Social networking over decentralized information does not depend on an interactive service. (Though some FOAF query processing can benefit from a trusted third party intermediary.) Unlike Semantic Web / Linked Data based social network designs, fragile centralized web publishing is also not required. Decentralized information can exist before any software or networks are created to maximize its usefulness. Large-scale aggregators and search engines will still be useful, but these will be orthogonal to how the information is independently used at local system scale and among smaller community networks. Ultimately, decentralized information can succeed for more specialized purposes even if the economics of large-scale social networks remain insurmountable. For this reason, competing with them is not a primary goal. However, if the larger architectural paradigm succeeds, this will follow effortlessly.
Security of decentralized information is cryptographic, rather than relying upon traditional access controls among trusted systems. Yet it is unnecessary for everyone to use locally-managed public-key infrastructure from day one, an adoption hurdle in past designs. A service with a traditional login can provide surrogate identities, key escrow, and signatures to bootstrap use of decentralized information. Data signed by a trusted cryptography service on behalf of an authenticated user can be relatively trusted for many use cases. It is not tied to the service, once created, because validation is purely cryptographic, not interactive. Cryptography is thus a variable security Quality of Service concern. Users may put less trust in data signed by a cryptography provider than data signed by a trusted user’s private key. However, this compromise is better than continuously depending on a centralized service for data retrieval, identity, and authentication upon every request! In the meantime, those who wish to manage their own keys will be able to do so seamlessly, knowing that support is default. A middle approach is to use password-based key derivation functions to protect the identity and passphrase of a user’s secret key, using a familiar username and password scheme. This precludes third party recovery, of course, but risk may be mitigated by partial-key-sharing strategies.
A unique property of decentralized information, stemming from immutable data identity, is the ability for a third party repository service to blindly aggregate adjacent data and metadata, based on any visible references. This feature depends on a data container model that allows selective encryption of hash references, while private payloads remain invisible. References may be publicly visible or encrypted to a key that a certain service possesses. This separates the network concern of propagating new data from the software concern of processing it. The latter can be done locally for common use cases, on a trusted device that holds the keys to decrypt private payloads.

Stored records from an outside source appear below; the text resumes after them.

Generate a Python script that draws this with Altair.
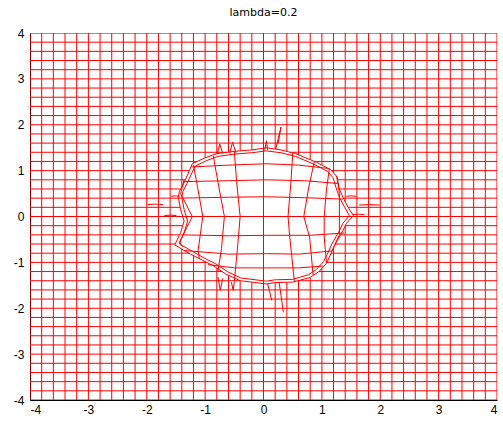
import altair as alt
import pandas as pd

TITLE = "lambda=0.2"
TICKS = [-4, -3, -2, -1, 0, 1, 2, 3, 4]

# Positions of the undistorted grid lines (both directions)
GRID = [-4.0, -3.8, -3.6, -3.4, -3.2, -3.0, -2.8, -2.6, -2.4, -2.2, -2.0,
        -1.8, -1.6, -1.4, -1.2, -1.0, -0.8, -0.6, -0.4, -0.2, 0.0,
        0.2, 0.4, 0.6, 0.8, 1.0, 1.2, 1.4, 1.6, 1.8, 2.0,
        2.2, 2.4, 2.6, 2.8, 3.0, 3.2, 3.4, 3.6, 3.8, 4.0]

# Outline of the distorted region (clockwise from the top)
BOUNDARY_X = [0.05, 0.30, 0.55, 0.91, 1.15, 1.25, 1.30, 1.36, 1.45, 1.54, 1.42,
              1.36, 1.22, 1.14, 1.08, 0.95, 0.80, 0.50, 0.20, 0.05, -0.20,
              -0.40, -0.65, -0.85, -1.05, -1.25, -1.52, -1.42, -1.36, -1.42,
              -1.46, -1.44, -1.36, -1.27, -1.22, -1.00, -0.80, -0.50, -0.20]
BOUNDARY_Y = [1.50, 1.45, 1.37, 1.18, 1.02, 0.88, 0.60, 0.42, 0.20, 0.02, -0.15,
              -0.31, -0.62, -0.85, -1.02, -1.20, -1.33, -1.43, -1.44, -1.47, -1.43,
              -1.40, -1.25, -1.08, -0.95, -0.82, -0.62, -0.35, -0.10, 0.15,
              0.42, 0.55, 0.74, 1.00, 1.15, 1.28, 1.37, 1.42, 1.45]

# Compressed grid lines running just inside the outline
RING_X = [0.05, 0.30, 0.55, 0.88, 1.10, 1.19, 1.25, 1.30, 1.39, 1.47, 1.36,
          1.30, 1.17, 1.09, 1.03, 0.91, 0.77, 0.50, 0.20, 0.05, -0.20,
          -0.39, -0.62, -0.82, -1.01, -1.19, -1.44, -1.36, -1.30, -1.36,
          -1.40, -1.38, -1.31, -1.22, -1.17, -0.97, -0.78, -0.50, -0.20]
RING_Y = [1.43, 1.39, 1.31, 1.13, 0.98, 0.85, 0.60, 0.42, 0.20, 0.02, -0.15,
          -0.31, -0.60, -0.83, -0.98, -1.15, -1.27, -1.37, -1.38, -1.41, -1.37,
          -1.34, -1.20, -1.03, -0.91, -0.78, -0.60, -0.35, -0.10, 0.15,
          0.42, 0.55, 0.72, 0.97, 1.10, 1.22, 1.31, 1.36, 1.39]

# Distorted grid lines inside the region (vertical family, top to bottom)
INNER_V = [
    ([-0.50, -0.46, -0.40, -0.45, -0.50], [1.42, 0.75, 0.00, -0.75, -1.41]),
    ([0.50, 0.47, 0.42, 0.45, 0.53], [1.38, 0.75, 0.00, -0.45, -1.43]),
    ([-0.86, -0.78, -0.67, -0.72, -0.78], [1.32, 0.75, 0.00, -0.70, -1.20]),
    ([0.87, 0.77, 0.69, 0.79, 0.85], [1.20, 0.60, 0.00, -0.45, -1.28]),
    ([-1.20, -1.13, -1.04, -1.12, -1.10], [1.12, 0.64, 0.00, -0.74, -0.92]),
    ([1.13, 1.08, 1.04, 1.04, 1.08], [1.05, 0.60, 0.00, -0.45, -1.02]),
    ([-1.36, -1.42, -1.22, -1.44, -1.38], [0.80, 0.50, 0.00, -0.56, -0.66]),
    ([1.26, 1.30, 1.30, 1.30, 1.20], [0.88, 0.50, 0.00, -0.40, -0.68]),
]

# Distorted grid lines inside the region (horizontal family, left to right)
INNER_H = [
    ([-1.24, -0.60, 0.05, 0.60, 1.10], [1.08, 1.12, 1.15, 1.12, 1.05]),
    ([-1.38, -0.60, 0.05, 0.70, 1.28], [0.76, 0.78, 0.80, 0.78, 0.72]),
    ([-1.46, -0.60, 0.05, 0.70, 1.36], [0.40, 0.42, 0.43, 0.41, 0.38]),
    ([-1.42, -0.60, 0.05, 0.80, 1.38], [-0.40, -0.42, -0.41, -0.41, -0.36]),
    ([-1.36, -0.60, 0.05, 0.60, 1.18], [-0.74, -0.82, -0.81, -0.82, -0.75]),
    ([-0.95, -0.50, 0.05, 0.60, 1.02], [-1.05, -1.12, -1.12, -1.12, -1.08]),
]

# Stray strokes sticking out of the outline
SPIKES = [
    ([0.21, 0.30, 0.25], [1.47, 1.95, 1.60]),
    ([0.02, 0.05, 0.07], [1.44, 1.65, 1.45]),
    ([-0.79, -0.75, -0.70], [1.37, 1.58, 1.38]),
    ([-0.58, -0.53, -0.47], [1.37, 1.62, 1.38]),
    ([0.07, 0.10, 0.14], [-1.47, -1.61, -1.83]),
    ([0.27, 0.30, 0.34], [-1.45, -1.72, -2.09]),
    ([-0.78, -0.74, -0.70], [-1.32, -1.61, -1.35]),
    ([-0.55, -0.52, -0.50], [-1.43, -1.61, -1.42]),
    ([-1.98, -1.85, -1.72], [0.26, 0.27, 0.26]),
    ([-1.70, -1.60, -1.49], [0.02, 0.03, 0.02]),
    ([-1.58, -1.51, -1.44], [0.44, 0.45, 0.44]),
    ([1.42, 1.50, 1.59], [0.44, 0.45, 0.44]),
    ([1.64, 1.80, 1.99], [0.25, 0.26, 0.25]),
    ([1.53, 1.63, 1.73], [0.04, 0.05, 0.04]),
]


def crossings(c, vertical):
    """Where the line x=c (or y=c) meets the outline."""
    px, py = (BOUNDARY_X, BOUNDARY_Y) if vertical else (BOUNDARY_Y, BOUNDARY_X)
    n = len(px)
    hits = []
    for i in range(n):
        a0, b0 = px[i], py[i]
        a1, b1 = px[(i + 1) % n], py[(i + 1) % n]
        if a0 == a1:
            continue
        if (a0 - c) * (a1 - c) <= 0:
            hits.append(b0 + (c - a0) * (b1 - b0) / (a1 - a0))
    return hits


rows = []


def add_path(name, xs, ys):
    for k, (x, y) in enumerate(zip(xs, ys)):
        rows.append({"id": name, "o": k, "x": x, "y": y})


lo, hi = GRID[0], GRID[-1]
for g in GRID:
    for vertical in (True, False):
        tag = ("v" if vertical else "h") + str(g)
        hits = [] if g == 0.0 else crossings(g, vertical)
        if hits:
            segs = [(hi, max(hits)), (min(hits), lo)]
        else:
            segs = [(hi, lo)]
        for s, (a, b) in enumerate(segs):
            if vertical:
                add_path(f"{tag}_{s}", [g, g], [a, b])
            else:
                add_path(f"{tag}_{s}", [a, b], [g, g])

add_path("outline", BOUNDARY_X + BOUNDARY_X[:1], BOUNDARY_Y + BOUNDARY_Y[:1])
add_path("ring", RING_X + RING_X[:1], RING_Y + RING_Y[:1])
for i, (xs, ys) in enumerate(INNER_V):
    add_path(f"iv{i}", xs, ys)
for i, (xs, ys) in enumerate(INNER_H):
    add_path(f"ih{i}", xs, ys)
for i, (xs, ys) in enumerate(SPIKES):
    add_path(f"sp{i}", xs, ys)

df = pd.DataFrame(rows)

axis_common = dict(
    values=TICKS, labelExpr="'' + datum.value", grid=False, ticks=False,
    labelFont="Liberation Sans", labelFontSize=12, labelColor="black",
    domainColor="black", domainWidth=1, title=None,
)

chart = (
    alt.Chart(df)
    .mark_line(color="#ff0000", strokeWidth=1, clip=True)
    .encode(
        x=alt.X("x:Q", scale=alt.Scale(domain=[-4, 4], nice=False, zero=False),
                axis=alt.Axis(labelPadding=4, **axis_common)),
        y=alt.Y("y:Q", scale=alt.Scale(domain=[-4, 4], nice=False, zero=False),
                axis=alt.Axis(labelPadding=6, **axis_common)),
        detail="id:N",
        order="o:Q",
    )
    .properties(
        width=467, height=367,
        title=alt.TitleParams(TITLE, font="DejaVu Sans", fontSize=11,
                              fontWeight="normal", color="black", offset=9),
        autosize=alt.AutoSizeParams(type="none"),
        padding={"left": 30, "top": 33, "right": 6, "bottom": 23},
    )
    .configure_view(stroke="black", strokeWidth=1)
    .configure(background="white")
)

chart.save("out.html", embed_options={"renderer": "svg", "actions": False})
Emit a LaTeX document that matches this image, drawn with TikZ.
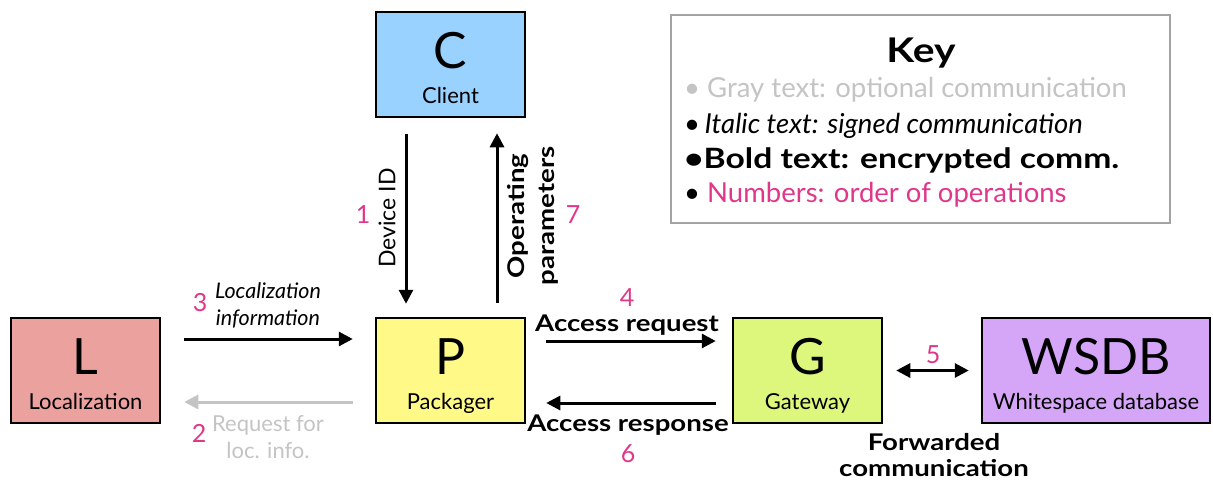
\documentclass[tikz,border=0pt]{standalone}
\usepackage{fontspec}
\setmainfont{Lato}[BoldFeatures={FakeStretch=1.2}]
\usetikzlibrary{positioning, arrows.meta}

\definecolor{clientfill}{HTML}{99D1FF}
\definecolor{locfill}{HTML}{EBA29F}
\definecolor{packfill}{HTML}{FFFA88}
\definecolor{gwfill}{HTML}{DCF77C}
\definecolor{dbfill}{HTML}{D5A6F7}
\definecolor{opnum}{HTML}{E0378A}
\definecolor{optgray}{HTML}{C4C4C4}
\definecolor{keyframe}{HTML}{A3A3A3}

\begin{document}
\begin{tikzpicture}[
      x=1pt, y=-1pt,
      box/.style={rectangle, draw, line width=2.5pt, minimum width=149pt, minimum height=105pt},
      letter/.style={font=\fontsize{50}{50}\selectfont, text height=36pt, text depth=0pt, inner sep=0pt},
      boxname/.style={font=\fontsize{22}{24}\selectfont, text height=16pt, text depth=0pt, inner sep=0pt},
      arrow/.style={-{Triangle[length=14pt, width=14pt]}, line width=3pt},
      dblarrow/.style={{Triangle[length=14pt, width=14pt]}-{Triangle[length=14pt, width=14pt]}, line width=3pt},
      num/.style={text=opnum, font=\fontsize{25}{25}\selectfont, inner sep=0pt},
      boldlbl/.style={font=\bfseries\fontsize{23}{26}\selectfont, align=center, inner sep=0pt},
      itallbl/.style={font=\itshape\fontsize{21.5}{27}\selectfont, align=center, inner sep=0pt},
      graylbl/.style={text=optgray, font=\fontsize{22}{27}\selectfont, align=center, inner sep=0pt},
      keyline/.style={anchor=base west, font=\fontsize{27.5}{30}\selectfont, inner sep=0pt}
    ]
    \useasboundingbox (0,0) rectangle (1213,485);

    % boxes
    \node[box, fill=clientfill] (client) at (450.5,64.5) {};
    \node[box, fill=locfill] (loc) at (85.5,370.5) {};
    \node[box, fill=packfill] (pack) at (450.5,370.5) {};
    \node[box, fill=gwfill] (gw) at (807.5,370.5) {};
    \node[box, fill=dbfill, minimum width=228pt] (db) at (1096,370.5) {};

    \node[letter] (clientletter) at ([yshift=14pt]client.center) {C};
    \node[boxname] (clientname) at ([yshift=-31pt]client.center) {Client};
    \node[letter] (locletter) at ([yshift=14pt]loc.center) {L};
    \node[boxname] (locname) at ([yshift=-31pt]loc.center) {Localization};
    \node[letter] (packletter) at ([yshift=14pt]pack.center) {P};
    \node[boxname] (packname) at ([yshift=-31pt]pack.center) {Packager};
    \node[letter] (gwletter) at ([yshift=14pt]gw.center) {G};
    \node[boxname] (gwname) at ([yshift=-31pt]gw.center) {Gateway};
    \node[letter] (dbletter) at ([yshift=14pt]db.center) {WSDB};
    \node[boxname] (dbname) at ([yshift=-31pt]db.center) {Whitespace database};

    % connectors
    \draw[arrow, shorten <=16pt, shorten >=13pt] ([xshift=-44.5pt]client.south) -- ([xshift=-44.5pt]pack.north);
    \draw[arrow, shorten <=14pt, shorten >=15pt] ([xshift=46.5pt]pack.north) -- ([xshift=46.5pt]client.south);
    \draw[arrow, shorten <=23pt, shorten >=22pt] ([yshift=31.5pt]loc.east) -- ([yshift=31.5pt]pack.west);
    \draw[arrow, optgray, shorten <=22pt, shorten >=23pt] ([yshift=-31.5pt]pack.west) -- ([yshift=-31.5pt]loc.east);
    \draw[arrow, shorten <=20pt, shorten >=16pt] ([yshift=29.5pt]pack.east) -- ([yshift=29.5pt]gw.west);
    \draw[arrow, shorten <=16pt, shorten >=20pt] ([yshift=-32.5pt]gw.west) -- ([yshift=-32.5pt]pack.east);
    \draw[dblarrow, shorten <=13pt, shorten >=12pt] (gw.east) -- (db.west);

    % labels
    \node[itallbl] (locinfo) at (268,305) {Localization\\information};
    \node[num] (n3) at (200,303) {3};
    \node[graylbl] (locreq) at (268,437) {Request for\\loc. info.};
    \node[num] (n2) at (199,433) {2};
    \node[font=\fontsize{23}{24}\selectfont, rotate=90, inner sep=0pt] (devid) at (387,218) {Device ID};
    \node[num] (n1) at (363,215) {1};
    \node[boldlbl, font=\bfseries\fontsize{23}{30}\selectfont, rotate=90] (opparams) at (533,216) {Operating\\parameters};
    \node[num] (n7) at (573,215) {7};
    \node[boldlbl] (accreq) at (627,325) {Access request};
    \node[num] (n4) at (627,298) {4};
    \node[boldlbl] (accresp) at (628,425) {Access response};
    \node[num] (n6) at (628,454) {6};
    \node[num] (n5) at (933,355) {5};
    \node[boldlbl] (fwd) at (934,455) {Forwarded\\communication};

    % key
    \node[rectangle, draw=keyframe, line width=1.5pt, fill=white, minimum width=499pt, minimum height=208pt] (key) at (920.5,119) {};
    \node[font=\bfseries\fontsize{34}{34}\selectfont, anchor=base, inner sep=0pt] (keytitle) at (921,62) {Key};
    \node[keyline, text=optgray] (keygray) at (684,97) {• Gray text: optional communication};
    \node[keyline] (keyital) at (684,133) {•\,\itshape Italic text: signed communication};
    \node[keyline, font=\bfseries\fontsize{28}{30}\selectfont] (keybold) at (684,168) {•Bold text: encrypted comm.};
    \node[keyline] (keynum) at (684,202) {• \textcolor{opnum}{Numbers: order of operations}};
  \end{tikzpicture}
\end{document}
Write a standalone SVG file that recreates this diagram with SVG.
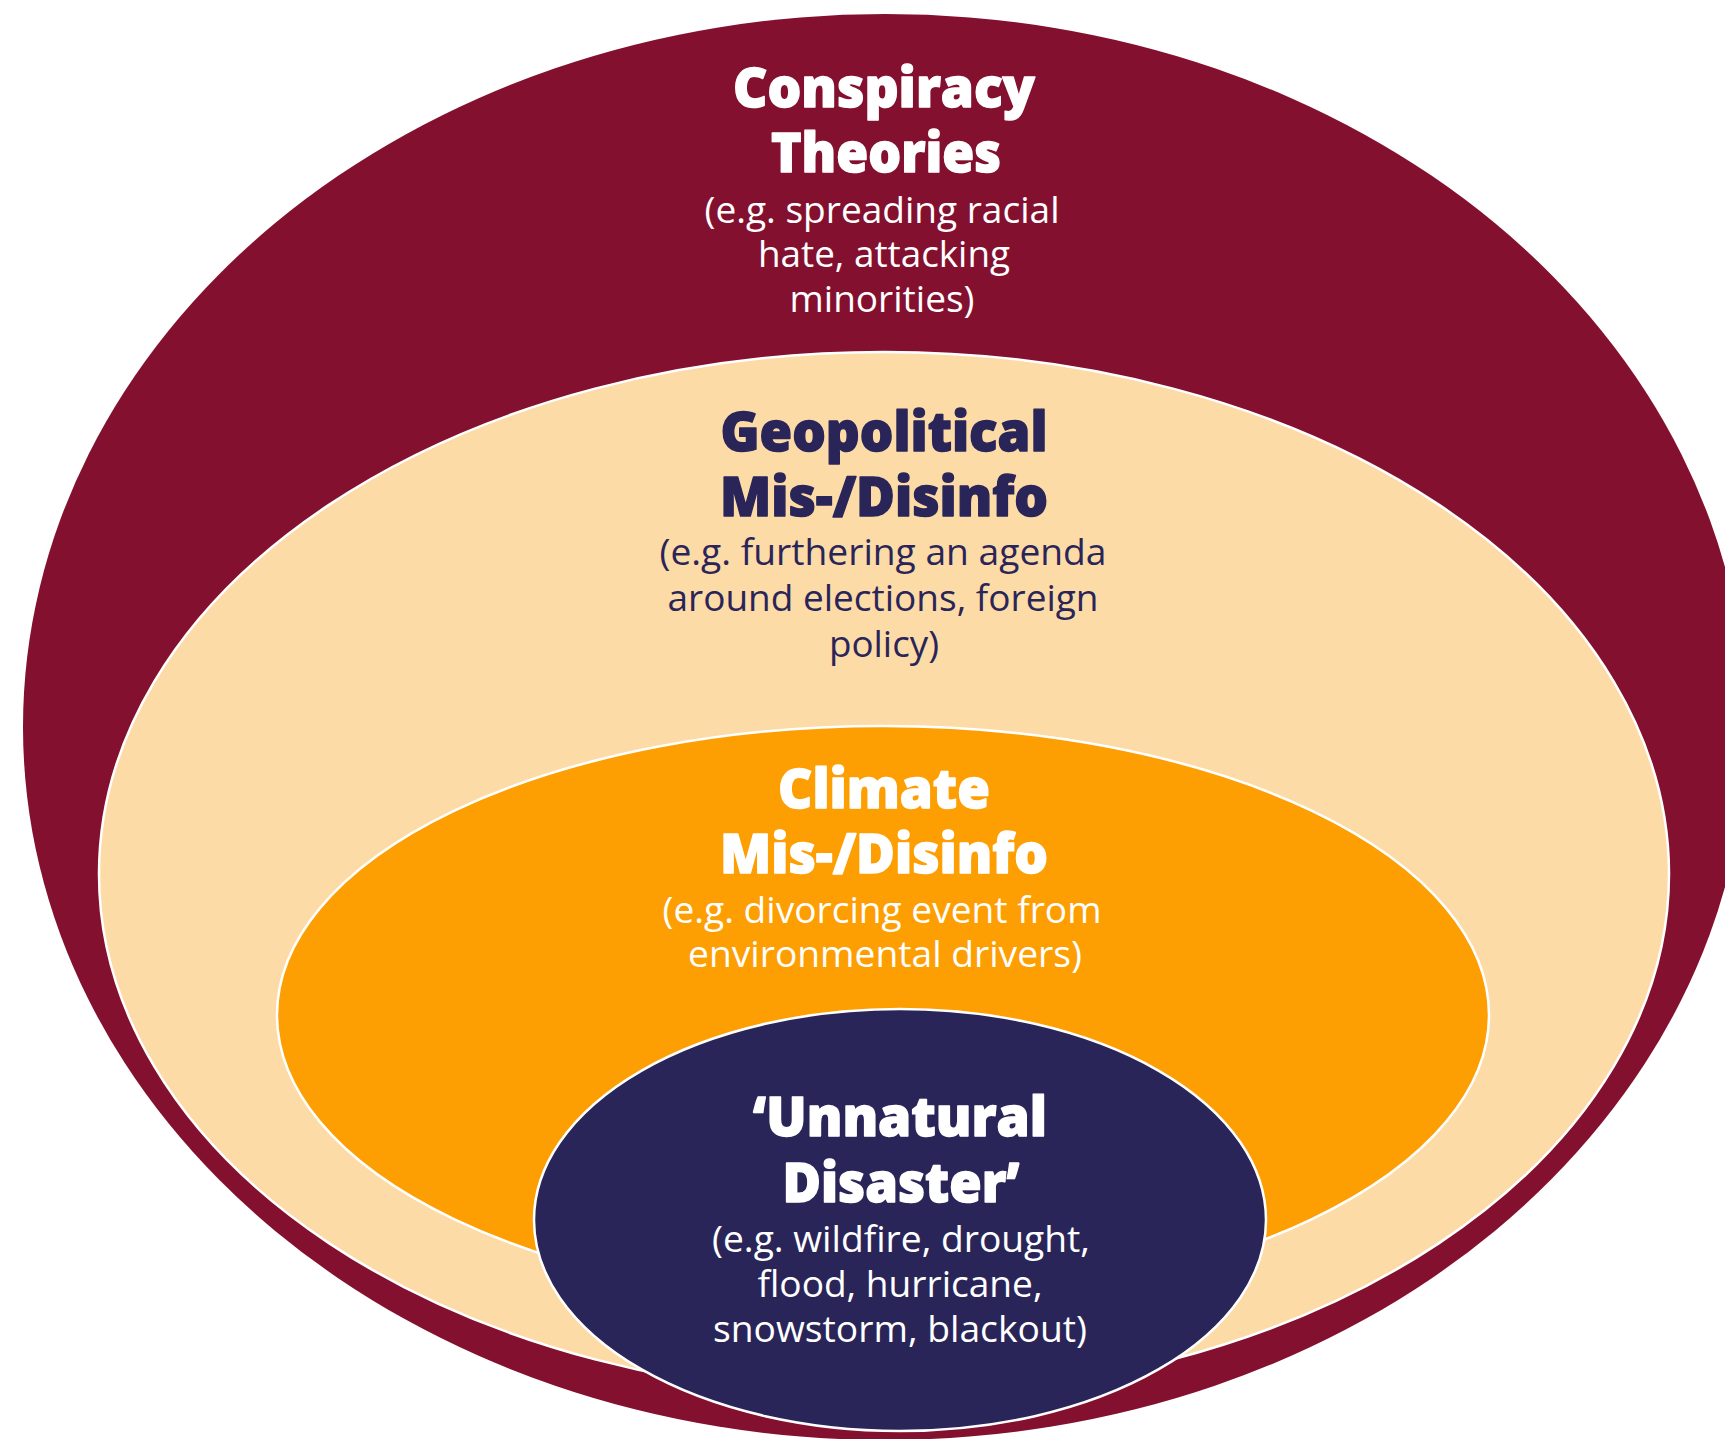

A final critical aspect of decentralized information security is the ability to easily move most user data processing to private / local devices. The buzzword “serverless” today usually refers to traditional application components that can run dynamically on pooled cloud server resources instead of being tied to a particular hardware/OS server instance. Software operating over decentralized graph data can truly be serverless, in that no server or centralized application logic even exists. Instead, users’ private software components interact via chosen Interaction Patterns. Each independently validate data they are involved with, according to the pattern. For many use cases, this eliminates the need for trusted 3rd party servers, which normally must have access to the data involved.
Decentralized information has radically different economics than content on the classic internet. Because there are no fixed points of network interaction and because all data entities are immutable and hash identified, many systems can compete on Quality of Service parameters over the same data. In practice, repositories and networks thereof will take many forms and will be as layered as decentralized information itself. Networks will come and go, but the hosted information can nominally remain unchanged. (so long as replicas exist somewhere accessible) This stability enables rapid experimentation and market differentiation.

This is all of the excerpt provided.